Looking to the history of Tobacco Litigation for guidance

The link between serious health effects and tobacco was noted as early as the 18th century, and scientific breakthroughs in the 1920s and 30s drew the specific connection between smoking and lung cancer. By the early 50s the causal connection to lung cancer was considered a scientific certainty, both in academia and within the tobacco industry’s own research. When the first major lawsuit was filed in 1954, legal experts at the time believed it would be the first in a series of lawsuits to take down the tobacco companies. Instead, through the use of medical experts disputing the facts, legal experts disputing the law, and lobbyists blocking reform, the tobacco industry enjoyed 300 legal victories until their first major loss in the courtroom, in 1992.

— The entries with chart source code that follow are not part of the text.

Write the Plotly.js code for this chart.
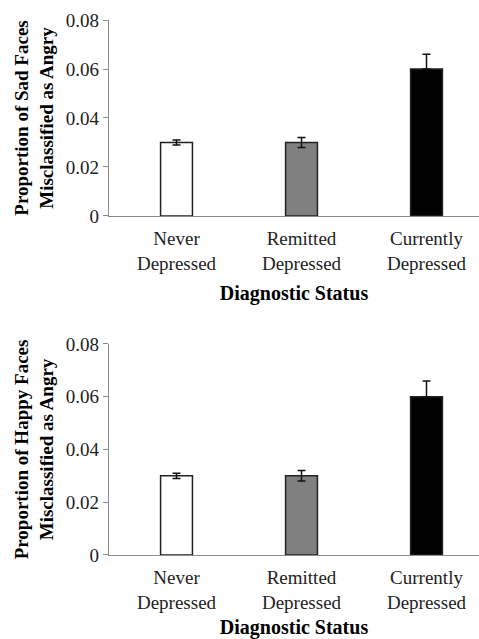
<!DOCTYPE html>
<html>
<head>
<meta charset="utf-8">
<script src="https://cdn.plot.ly/plotly-3.0.1.min.js"></script>
<style>html,body{margin:0;padding:0;background:#fff}#chart{width:479px;height:639px}</style>
</head>
<body>
<div id="chart"></div>
<script>
const categories = ["Never<br>Depressed", "Remitted<br>Depressed", "Currently<br>Depressed"];
const sadValues = [0.030, 0.030, 0.060];
const sadErrorsPlus = [0.001, 0.002, 0.006];
const sadErrorsMinus = [0.001, 0.002, 0];
const happyValues = [0.030, 0.030, 0.060];
const happyErrorsPlus = [0.001, 0.002, 0.006];
const happyErrorsMinus = [0.001, 0.002, 0];
const yTickVals = [0, 0.02, 0.04, 0.06, 0.08];
const yTickText = ["0", "0.02", "0.04", "0.06", "0.08"];
const barColors = ["#ffffff", "#808080", "#000000"];

const serif = "'Liberation Serif', 'Times New Roman', serif";
const xIdx = [0, 1, 2];

function barTrace(vals, errP, errM, xa, ya) {
  return {
    type: "bar", x: xIdx, y: vals, xaxis: xa, yaxis: ya,
    width: 0.255,
    marker: {color: barColors, line: {color: "#222", width: 1.5}},
    error_y: {type: "data", symmetric: false, array: errP, arrayminus: errM, visible: true, color: "#111", thickness: 1.5, width: 4},
    hoverinfo: "skip", showlegend: false
  };
}

const xCommon = {
  tickmode: "array", tickvals: xIdx, ticktext: categories,
  range: [-0.54, 2.42], showline: true, linecolor: "#8c8c8c", linewidth: 1.2,
  ticks: "", showgrid: false, zeroline: false, fixedrange: true, ticklabelstandoff: 5,
  tickfont: {family: serif, size: 19, color: "#222"},
  title: {text: "<b>Diagnostic Status</b>", font: {family: serif, size: 20, color: "#000"}, standoff: 13}
};
const yCommon = {
  range: [0, 0.08], tickmode: "array", tickvals: yTickVals, ticktext: yTickText,
  showline: true, linecolor: "#8c8c8c", linewidth: 1.2, ticks: "outside", ticklen: 5, tickcolor: "#8c8c8c",
  showgrid: false, zeroline: false, fixedrange: true,
  tickfont: {family: serif, size: 19, color: "#222"}
};

const layout = {
  width: 479, height: 639,
  font: {family: serif, size: 19, color: "#222"},
  margin: {l: 0, r: 0, t: 0, b: 0},
  paper_bgcolor: "#fff", plot_bgcolor: "#fff",
  xaxis: Object.assign({}, xCommon, {domain: [0.2276, 1], anchor: "y"}),
  yaxis: Object.assign({}, yCommon, {domain: [0.662, 0.9687], anchor: "x",
    title: {text: "<b>Proportion of Sad Faces<br>Misclassified as Angry</b>", font: {family: serif, size: 19, color: "#000"}, standoff: 7}}),
  xaxis2: Object.assign({}, xCommon, {domain: [0.2276, 1], anchor: "y2"}),
  yaxis2: Object.assign({}, yCommon, {domain: [0.1315, 0.4617], anchor: "x2",
    title: {text: "<b>Proportion of Happy Faces<br>Misclassified as Angry</b>", font: {family: serif, size: 19, color: "#000"}, standoff: 7}})
};

Plotly.newPlot("chart", [barTrace(sadValues, sadErrorsPlus, sadErrorsMinus, "x", "y"), barTrace(happyValues, happyErrorsPlus, happyErrorsMinus, "x2", "y2")], layout, {displayModeBar: false, staticPlot: true});
</script>
</body>
</html>
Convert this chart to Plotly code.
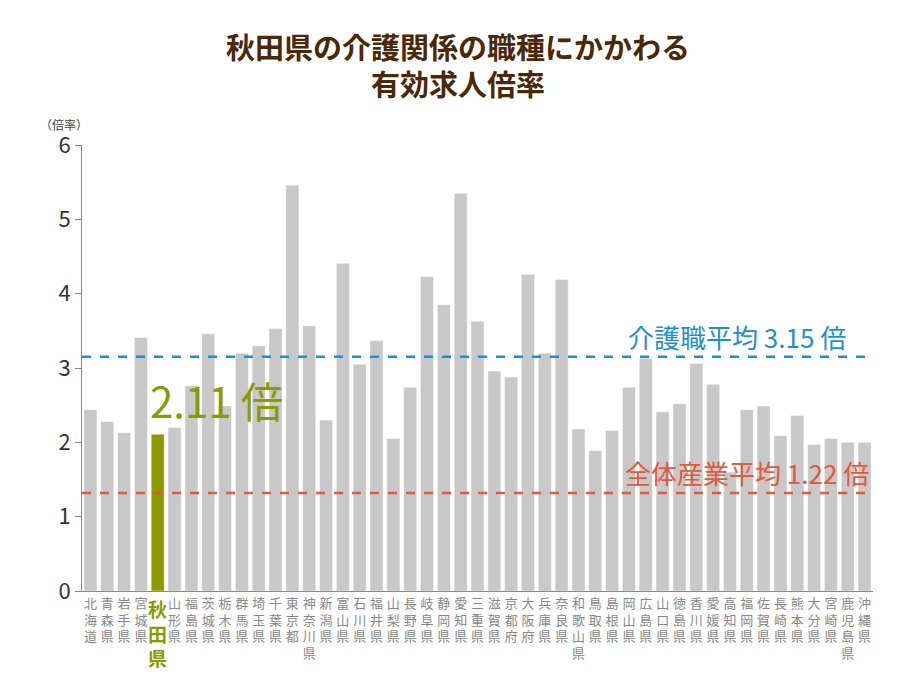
import plotly.graph_objects as go

prefs = ["北海道", "青森県", "岩手県", "宮城県", "秋田県", "山形県", "福島県", "茨城県", "栃木県", "群馬県",
         "埼玉県", "千葉県", "東京都", "神奈川県", "新潟県", "富山県", "石川県", "福井県", "山梨県", "長野県",
         "岐阜県", "静岡県", "愛知県", "三重県", "滋賀県", "京都府", "大阪府", "兵庫県", "奈良県", "和歌山県",
         "鳥取県", "島根県", "岡山県", "広島県", "山口県", "徳島県", "香川県", "愛媛県", "高知県", "福岡県",
         "佐賀県", "長崎県", "熊本県", "大分県", "宮崎県", "鹿児島県", "沖縄県"]
ratios = [2.44, 2.28, 2.13, 3.41, 2.11, 2.20, 2.76, 3.46, 2.49, 3.20,
          3.30, 3.53, 5.46, 3.57, 2.30, 4.41, 3.05, 3.37, 2.05, 2.74,
          4.23, 3.85, 5.35, 3.63, 2.96, 2.88, 4.26, 3.20, 4.19, 2.18,
          1.89, 2.16, 2.74, 3.13, 2.41, 2.52, 3.06, 2.78, 1.60, 2.44,
          2.49, 2.09, 2.36, 1.97, 2.05, 2.00, 2.00]
care_avg = 3.15
all_avg_line = 1.32  # position as drawn in the reference
highlight = "秋田県"

GRAY = "#c8c8c8"
GREEN = "#8a9a00"
BLUE = "#1e8fd5"
RED = "#e05a40"

colors = [GREEN if p == highlight else GRAY for p in prefs]
# highlighted label is drawn separately as a bigger annotation
ticktext = ["" if p == highlight else "<br>".join(p) for p in prefs]

fig = go.Figure(go.Bar(x=prefs, y=ratios, marker_color=colors, width=0.78))

fig.add_hline(y=care_avg, line=dict(color=BLUE, width=2.5, dash="dash"))
fig.add_hline(y=all_avg_line, line=dict(color=RED, width=2.5, dash="dash"))

fig.add_annotation(x=1.0, xref="paper", y=care_avg, yref="y", text="介護職平均 3.15 倍",
                   showarrow=False, xanchor="right", yanchor="bottom", xshift=-25, yshift=0,
                   font=dict(size=26, color=BLUE))
fig.add_annotation(x=1.0, xref="paper", y=all_avg_line, yref="y", text="全体産業平均 1.22 倍",
                   showarrow=False, xanchor="right", yanchor="bottom", xshift=-2, yshift=0,
                   font=dict(size=26, color=RED))
fig.add_annotation(x=highlight, y=2.11, text="2.11 倍", showarrow=False, xanchor="left",
                   yanchor="bottom", xshift=-10, yshift=2, font=dict(size=42, color=GREEN))
fig.add_annotation(x=highlight, y=0, yref="paper", text="<b>秋<br>田<br>県</b>", showarrow=False,
                   xanchor="center", yanchor="top", yshift=-2, font=dict(size=19, color=GREEN))
fig.add_annotation(x=0, xref="paper", y=1.0, yref="paper", text="（倍率）", showarrow=False,
                   xanchor="right", yanchor="bottom", xshift=8, yshift=10,
                   font=dict(size=12, color="#444"))

fig.update_layout(
    title=dict(text="<b>秋田県の介護関係の職種にかかわる<br>有効求人倍率</b>", x=0.5, y=0.925,
               yanchor="middle", font=dict(size=29, color="#4a2808")),
    font=dict(family="Noto Sans CJK JP, sans-serif", color="#555"),
    template="plotly_white",
    width=900, height=675,
    margin=dict(l=74, r=35, t=137, b=92),
    showlegend=False,
)
fig.update_xaxes(tickmode="array", tickvals=prefs, ticktext=ticktext, tickangle=0,
                 tickfont=dict(size=13, color="#888"), showline=True, linecolor="#888",
                 showgrid=False, ticks="")
fig.update_yaxes(range=[0, 6], dtick=1, tickfont=dict(size=22, color="#333"), showline=True,
                 linecolor="#888", showgrid=False, zeroline=False, ticks="outside",
                 ticklen=6, tickcolor="#888")

fig.write_html("out.html")
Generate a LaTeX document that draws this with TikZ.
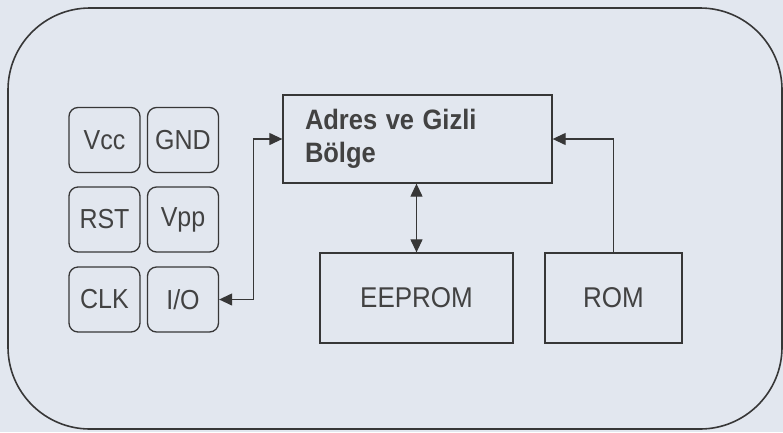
\documentclass[tikz,border=0pt]{standalone}
\usepackage{fontspec}
\setmainfont{Liberation Sans}
\usetikzlibrary{arrows.meta}
\definecolor{bg}{RGB}{226,231,239}
\definecolor{ink}{RGB}{55,55,55}
\definecolor{txt}{RGB}{66,66,66}
\newcommand{\tallt}[1]{\scalebox{1}[1.1]{#1}}
\tikzset{
  pin/.style={draw=ink, line width=1.3pt, rounded corners=9pt, minimum width=71pt, minimum height=65pt, inner sep=0pt, text=txt, font=\fontsize{25}{30}\selectfont},
  blk/.style={draw=ink, line width=1.3pt, rectangle, inner sep=0pt, text=txt, font=\fontsize{26}{31}\selectfont},
  conn/.style={draw=ink, line width=1.2pt},
  tip/.tip={Triangle[length=13pt,width=12pt]}
}
\begin{document}
\begin{tikzpicture}[x=1pt,y=-1pt]
\useasboundingbox (0,0) rectangle (783,432);
\fill[bg] (0,0) rectangle (783,432);
\draw[ink, line width=1.6pt, rounded corners=82pt] (8,8) rectangle (782,429);
% pins
\node[pin] (vcc) at (104.5,140) {\tallt{Vcc}};
\node[pin] (gnd) at (183,140) {\tallt{GND}};
\node[pin] (rst) at (104.5,219.5) {\tallt{RST}};
\node[pin] (vpp) at (183,219.5) {\tallt{Vpp}};
\node[pin] (clk) at (104.5,299.5) {\tallt{CLK}};
\node[pin] (io) at (183,299.5) {\tallt{I/O}};
% blocks
\node[blk, minimum width=269pt, minimum height=88pt, text width=225pt, align=left,
      font=\fontsize{25.5}{33}\selectfont\bfseries] (adres) at (417.5,139) {\tallt{Adres ve Gizli}\\\tallt{Bölge}};
\node[blk, minimum width=193pt, minimum height=90pt] (eeprom) at (416.5,298) {\tallt{EEPROM}};
\node[blk, minimum width=137pt, minimum height=90pt] (rom) at (613.5,298) {\tallt{ROM}};
% connectors
\draw[conn, {tip}-{tip}] (io.east) -- ++(34,0) |- (adres.west);
\draw[conn, {tip}-{tip}] (eeprom.north) -- (eeprom.north |- adres.south);
\draw[conn, -{tip}] (rom.north) |- (adres.east);
\end{tikzpicture}
\end{document}
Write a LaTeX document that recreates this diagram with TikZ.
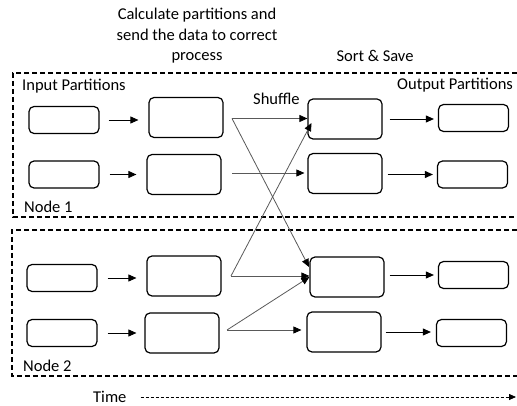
\documentclass[tikz,border=0pt]{standalone}
\usepackage{fontspec}
\setmainfont{Carlito}
\usetikzlibrary{arrows.meta}
\begin{document}
\begin{tikzpicture}[x=1pt,y=-1pt,
  font=\fontsize{16.5}{20.5}\selectfont,
  pbox/.style={draw=black,line width=1.2pt,rounded corners=5pt,inner sep=0pt},
  smallbox/.style={pbox,minimum width=70pt,minimum height=27pt},
  bigbox/.style={pbox,minimum width=74pt,minimum height=40pt},
  flow/.style={line width=0.9pt,-{Triangle[length=8pt,width=7pt]}},
  shuf/.style={draw=black!65,line width=0.8pt,-{Triangle[length=8pt,width=7pt,fill=black,color=black]}},
  region/.style={line width=1.2pt,dash pattern=on 5pt off 3pt},
  lbl/.style={inner sep=0pt,anchor=west}]
\useasboundingbox (0,0) rectangle (517,406);

% regions
\draw[region] (517,73) -- (13,73) -- (13,217) -- (517,217);
\draw[region] (517,230) -- (12,230) -- (12,376) -- (517,376);

% labels
\node[align=center,inner sep=0pt] (calc) at (197,36) {Calculate partitions and\\send the data to correct\\process};
\node[inner sep=0pt] (sort) at (375,56) {Sort \& Save};
\node[lbl] (inp) at (22,86) {Input Partitions};
\node[lbl] (outp) at (397,85) {Output Partitions};
\node[lbl] (shl) at (253,99) {Shuffle};
\node[lbl] (n1) at (24,207) {Node 1};
\node[lbl] (n2) at (23,366) {Node 2};
\node[lbl] (time) at (93,397) {Time};

% boxes
\node[smallbox] (i1) at (64,120) {};
\node[smallbox] (i2) at (64,174.5) {};
\node[smallbox] (i3) at (62,278) {};
\node[smallbox] (i4) at (62,333) {};
\node[bigbox] (c1) at (186,117.5) {};
\node[bigbox] (c2) at (184,174.5) {};
\node[bigbox] (c3) at (184,276) {};
\node[bigbox] (c4) at (182,333) {};
\node[bigbox] (d1) at (345,119) {};
\node[bigbox] (d2) at (345,173.5) {};
\node[bigbox] (d3) at (347,277) {};
\node[bigbox] (d4) at (344,332) {};
\node[smallbox] (o1) at (473.5,118) {};
\node[smallbox] (o2) at (472.5,174.5) {};
\node[smallbox] (o3) at (473.5,275) {};
\node[smallbox] (o4) at (471.5,333) {};

% first-stage arrows
\draw[flow] ([xshift=9pt]i1.east) -- ([xshift=-10pt]c1.west|-i1);
\draw[flow] ([xshift=10pt]i2.east) -- ([xshift=-10pt]c2.west);
\draw[flow] ([xshift=10pt]i3.east) -- ([xshift=-10pt]c3.west|-i3);
\draw[flow] ([xshift=10pt]i4.east) -- ([xshift=-8pt]c4.west|-i4);

% last-stage arrows
\draw[flow] ([xshift=7pt]d1.east) -- ([xshift=-4pt]o1.west|-d1);
\draw[flow] ([xshift=5pt]d2.east|-o2) -- ([xshift=-4pt]o2.west);
\draw[flow] ([xshift=5pt]d3.east|-o3) -- ([xshift=-4pt]o3.west);
\draw[flow] ([xshift=4pt]d4.east) -- ([xshift=-5pt]o4.west|-d4);

% shuffle
\coordinate (s1) at (232,118.5);
\coordinate (s2) at (232,173);
\coordinate (s3) at (231,276);
\coordinate (s4) at (227,330);
\coordinate (t1) at (311.5,123);
\coordinate (t3) at (309,267);
\draw[shuf] (s1) -- (d1.west|-s1);
\draw[shuf] (s1) -- (t3);
\draw[shuf] (s2) -- ([xshift=-3pt]d2.west|-s2);
\draw[shuf] (s3) -- (t1);
\draw[shuf] (s3) -- (d3.west|-s3);
\draw[shuf] (s4) -- (d3.west);
\draw[shuf] (s4) -- ([xshift=-5pt]d4.west|-s4);

% time axis
\coordinate (tend) at (516,397);
\draw[line width=0.8pt,dash pattern=on 3pt off 2pt,-{Triangle[length=7pt,width=6pt]}] ([xshift=14pt]time.east) -- (tend);
\end{tikzpicture}
\end{document}
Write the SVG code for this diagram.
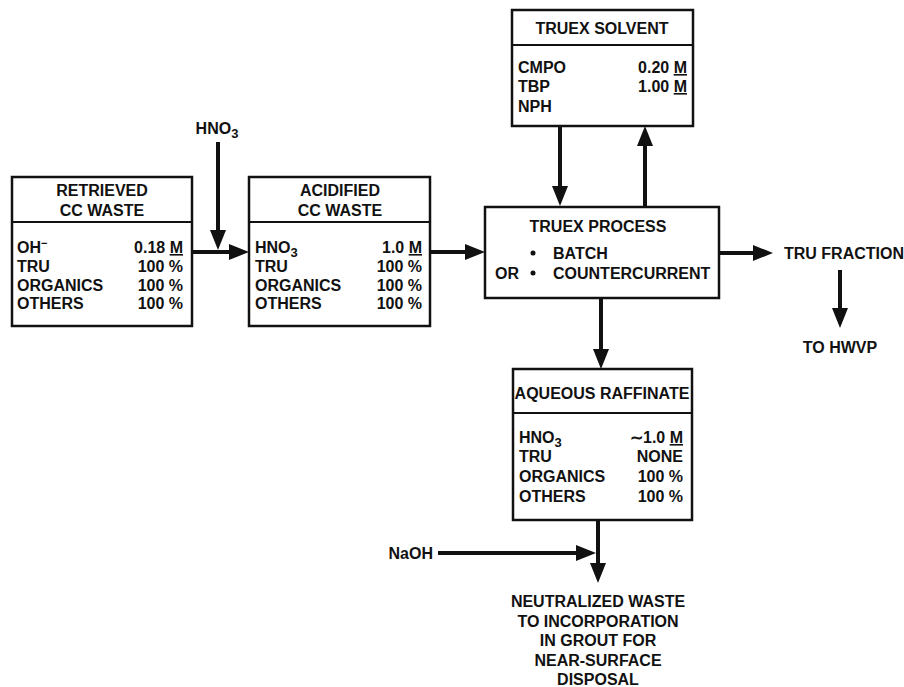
<svg xmlns="http://www.w3.org/2000/svg" width="904" height="687" viewBox="0 0 904 687">
<style>
text{font-family:"Liberation Sans",Arial,sans-serif;font-weight:bold;font-size:16px;fill:#111}
.c{text-anchor:middle}
.e{text-anchor:end}
.box{fill:#fff;stroke:#111;stroke-width:2.5}
.div{stroke:#111;stroke-width:2}
.ar{stroke:#111;stroke-width:4;fill:none;marker-end:url(#ah)}
.sub{font-size:13px}
</style>
<defs>
<marker id="ah" viewBox="0 0 20 16" refX="2" refY="8" markerWidth="20" markerHeight="16" markerUnits="userSpaceOnUse" orient="auto">
<path d="M0,0 L20,8 L0,16 z" fill="#111"/>
</marker>
</defs>
<rect width="904" height="687" fill="#fff"/>

<g id="connectors">
<line class="ar" x1="218" y1="142" x2="218" y2="232"/>
<line class="ar" x1="192" y1="252" x2="231" y2="252"/>
<line class="ar" x1="430" y1="252" x2="467" y2="252"/>
<line class="ar" x1="560" y1="126" x2="560" y2="188"/>
<line class="ar" x1="645" y1="207" x2="645" y2="144"/>
<line class="ar" x1="719" y1="253" x2="755" y2="253"/>
<line class="ar" x1="840" y1="270" x2="840" y2="310"/>
<line class="ar" x1="601" y1="298" x2="601" y2="351"/>
<line class="ar" x1="598" y1="520" x2="598" y2="565"/>
<line class="ar" x1="438" y1="553" x2="578" y2="553"/>
</g>

<g id="hno3-feed">
<text class="c" x="217" y="134">HNO<tspan class="sub" dy="4">3</tspan></text>
</g>

<g id="retrieved">
<rect class="box" x="12" y="177" width="180" height="149"/>
<line class="div" x1="12" y1="222" x2="192" y2="222"/>
<text class="c" x="102" y="196">RETRIEVED</text>
<text class="c" x="102" y="216">CC WASTE</text>
<text x="17" y="253">OH<tspan font-size="11" dy="-6">−</tspan></text>
<text class="e" x="183" y="253">0.18 <tspan text-decoration="underline">M</tspan></text>
<text x="17" y="272">TRU</text>
<text class="e" x="183" y="272">100 %</text>
<text x="17" y="291">ORGANICS</text>
<text class="e" x="183" y="291">100 %</text>
<text x="17" y="309">OTHERS</text>
<text class="e" x="183" y="309">100 %</text>
</g>

<g id="acidified">
<rect class="box" x="249" y="177" width="181" height="149"/>
<line class="div" x1="249" y1="222" x2="430" y2="222"/>
<text class="c" x="340" y="196">ACIDIFIED</text>
<text class="c" x="340" y="216">CC WASTE</text>
<text x="255" y="253">HNO<tspan class="sub" dy="4">3</tspan></text>
<text class="e" x="422" y="253">1.0 <tspan text-decoration="underline">M</tspan></text>
<text x="255" y="272">TRU</text>
<text class="e" x="422" y="272">100 %</text>
<text x="255" y="291">ORGANICS</text>
<text class="e" x="422" y="291">100 %</text>
<text x="255" y="309">OTHERS</text>
<text class="e" x="422" y="309">100 %</text>
</g>

<g id="solvent">
<rect class="box" x="512" y="10" width="181" height="116"/>
<line class="div" x1="512" y1="45" x2="693" y2="45"/>
<text class="c" x="602" y="34">TRUEX SOLVENT</text>
<text x="518" y="73">CMPO</text>
<text class="e" x="687" y="73">0.20 <tspan text-decoration="underline">M</tspan></text>
<text x="518" y="92">TBP</text>
<text class="e" x="687" y="92">1.00 <tspan text-decoration="underline">M</tspan></text>
<text x="518" y="112">NPH</text>
</g>

<g id="process">
<rect class="box" x="485" y="207" width="234" height="91"/>
<text class="c" x="598" y="232">TRUEX PROCESS</text>
<circle cx="533" cy="253" r="2.5" fill="#111"/>
<text x="553" y="259">BATCH</text>
<text x="495" y="279">OR</text>
<circle cx="533" cy="273" r="2.5" fill="#111"/>
<text x="553" y="279">COUNTERCURRENT</text>
</g>

<g id="tru-fraction">
<text x="784" y="259">TRU FRACTION</text>
</g>

<g id="hwvp">
<text class="c" x="840" y="353">TO HWVP</text>
</g>

<g id="raffinate">
<rect class="box" x="513" y="369" width="179" height="151"/>
<line class="div" x1="513" y1="413" x2="692" y2="413"/>
<text class="c" x="602" y="399">AQUEOUS RAFFINATE</text>
<text x="519" y="443">HNO<tspan class="sub" dy="4">3</tspan></text>
<text class="e" x="683" y="443">∼1.0 <tspan text-decoration="underline">M</tspan></text>
<text x="519" y="462">TRU</text>
<text class="e" x="683" y="462">NONE</text>
<text x="519" y="482">ORGANICS</text>
<text class="e" x="683" y="482">100 %</text>
<text x="519" y="502">OTHERS</text>
<text class="e" x="683" y="502">100 %</text>
</g>

<g id="naoh">
<text class="e" x="433" y="559">NaOH</text>
</g>

<g id="neutralized">
<text class="c" x="598" y="607">NEUTRALIZED WASTE</text>
<text class="c" x="598" y="627">TO INCORPORATION</text>
<text class="c" x="598" y="646">IN GROUT FOR</text>
<text class="c" x="598" y="666">NEAR-SURFACE</text>
<text class="c" x="598" y="685">DISPOSAL</text>
</g>
</svg>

Today, we are seeing the beginnings of a broad range of climate change lawsuits that seek to take on fossil fuel companies in a manner quite similar to the tobacco industry. And those who are quick to point to dismissals of some of the initial nuisance cases should consider those 300 tobacco cases diligently fought over the course of  nearly fifty years.

Conclusion

Lawsuits centered on climate change are not going away anytime soon, and a basic understanding and acceptance of climate science and its causes is the first step for judges to appropriately address the increasingly complex litigation. It is a fundamental responsibility for our judges to equip themselves with the knowledge to responsibly hear these cases. Judge Randolph is not alone in his climate denial, but the science of climate change will not make way for the conveniences of political beliefs. Ignorance of the facts may be an excuse in common law, but it’s no excuse for a federal judge.

Until we reach a resolution, I suggest adopting the wisdom of Justice Breyer:

“In this age of science, we must build legal foundations that are sound in science as well as in law. Scientists have offered their help. We in the legal community should accept that offer.”